If anything, the lawsuits are a warning that discriminating against gay students can be costly. Settlements have ranged between a few hundred thousand dollars to more than $1 million in cash awards being granted to students.

"The lawsuits are small when you consider what is happening on the ground at thousands of schools with openly gay students, teachers, administrators and parents," said Laub.

After fighting to form the GSA at her school, Bautista then came out in her student newspaper this past January in an article tying the LGBT rights movement to the fight for civil rights. It caused a sensation at school.

"I didn't think it was that big of a deal but people would stop me in the hallway and say, 'Great job on the article.' I took a chance but I didn't expect for it to be so popular," said Bautista, who is Filipino-American and grew up in a family that attends church each Sunday.

Now 18, the Union City resident is one of six Bay Area students honored by ABC 7 KGO-TV this spring as one of the station's "Top Scholars." Bautista will receive a $1,000 scholarship toward her college tuition and be profiled in an upcoming special set to air in July.
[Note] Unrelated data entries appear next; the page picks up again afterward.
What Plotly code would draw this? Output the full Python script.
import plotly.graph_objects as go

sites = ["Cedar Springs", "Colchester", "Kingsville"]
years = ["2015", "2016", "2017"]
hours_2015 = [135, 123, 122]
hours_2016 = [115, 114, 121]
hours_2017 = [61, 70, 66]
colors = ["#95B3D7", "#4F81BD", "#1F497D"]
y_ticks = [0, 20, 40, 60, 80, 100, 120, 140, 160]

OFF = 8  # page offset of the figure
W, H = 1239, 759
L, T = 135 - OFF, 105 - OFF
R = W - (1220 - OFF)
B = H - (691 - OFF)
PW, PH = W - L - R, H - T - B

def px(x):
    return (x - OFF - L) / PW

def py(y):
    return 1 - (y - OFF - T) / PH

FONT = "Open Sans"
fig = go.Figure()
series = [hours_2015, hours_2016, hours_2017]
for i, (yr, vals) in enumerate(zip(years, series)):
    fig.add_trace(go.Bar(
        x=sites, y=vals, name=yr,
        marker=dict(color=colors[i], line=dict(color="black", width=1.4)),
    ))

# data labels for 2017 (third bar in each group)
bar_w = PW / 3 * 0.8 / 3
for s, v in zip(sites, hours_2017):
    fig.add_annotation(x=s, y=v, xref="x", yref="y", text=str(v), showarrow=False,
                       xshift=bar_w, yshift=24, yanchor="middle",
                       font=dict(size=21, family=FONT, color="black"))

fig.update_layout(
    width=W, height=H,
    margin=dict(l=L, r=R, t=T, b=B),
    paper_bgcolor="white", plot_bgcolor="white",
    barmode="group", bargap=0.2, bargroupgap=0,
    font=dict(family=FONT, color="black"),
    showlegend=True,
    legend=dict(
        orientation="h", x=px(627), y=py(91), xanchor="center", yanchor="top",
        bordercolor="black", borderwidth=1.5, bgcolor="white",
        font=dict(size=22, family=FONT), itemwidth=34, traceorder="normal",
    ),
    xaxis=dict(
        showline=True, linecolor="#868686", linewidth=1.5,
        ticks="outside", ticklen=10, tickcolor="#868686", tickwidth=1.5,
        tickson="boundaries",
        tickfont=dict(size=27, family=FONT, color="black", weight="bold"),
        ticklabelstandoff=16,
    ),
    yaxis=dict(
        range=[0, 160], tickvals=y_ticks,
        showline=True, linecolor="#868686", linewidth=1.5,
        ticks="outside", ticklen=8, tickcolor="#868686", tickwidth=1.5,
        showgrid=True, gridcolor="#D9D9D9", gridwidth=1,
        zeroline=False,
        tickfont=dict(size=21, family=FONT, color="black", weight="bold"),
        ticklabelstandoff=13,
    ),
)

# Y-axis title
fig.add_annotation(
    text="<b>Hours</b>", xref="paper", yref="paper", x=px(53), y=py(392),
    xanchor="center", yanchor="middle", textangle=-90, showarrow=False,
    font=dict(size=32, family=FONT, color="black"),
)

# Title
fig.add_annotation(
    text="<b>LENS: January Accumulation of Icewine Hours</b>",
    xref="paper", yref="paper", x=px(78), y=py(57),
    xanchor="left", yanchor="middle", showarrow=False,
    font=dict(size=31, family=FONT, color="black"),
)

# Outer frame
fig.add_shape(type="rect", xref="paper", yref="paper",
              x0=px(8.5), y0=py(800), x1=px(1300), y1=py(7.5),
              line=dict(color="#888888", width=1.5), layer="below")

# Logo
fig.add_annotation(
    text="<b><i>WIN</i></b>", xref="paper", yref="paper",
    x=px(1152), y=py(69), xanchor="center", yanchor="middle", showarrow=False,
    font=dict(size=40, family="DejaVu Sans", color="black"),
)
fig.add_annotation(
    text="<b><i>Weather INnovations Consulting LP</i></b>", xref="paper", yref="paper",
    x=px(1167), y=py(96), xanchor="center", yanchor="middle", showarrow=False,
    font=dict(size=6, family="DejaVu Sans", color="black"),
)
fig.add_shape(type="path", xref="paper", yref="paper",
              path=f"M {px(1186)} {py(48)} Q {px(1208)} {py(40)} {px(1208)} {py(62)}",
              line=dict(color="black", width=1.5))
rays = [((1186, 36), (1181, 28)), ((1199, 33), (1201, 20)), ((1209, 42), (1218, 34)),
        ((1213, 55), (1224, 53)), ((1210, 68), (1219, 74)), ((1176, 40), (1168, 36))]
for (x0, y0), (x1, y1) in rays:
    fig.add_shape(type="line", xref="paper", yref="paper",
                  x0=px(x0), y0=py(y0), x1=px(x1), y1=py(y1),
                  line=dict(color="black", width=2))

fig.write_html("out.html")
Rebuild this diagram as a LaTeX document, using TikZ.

A softball player, member of the cross country team, and co-head of her school's creative writing club, Bautista sees her sexuality as just one piece of her identity.

"I don't think it is weird. I think it is perfectly natural for me to get married to someone who is female. I don't question it at all," she said.

As for her family, it has taken some time for her parents to come around and accept her sexuality.

"My parents said it was a phase. I wrote one of my college essays about it and I got into Stanford. They are okay with it now," joked Bautista, who wants to study communication and one day be a journalist.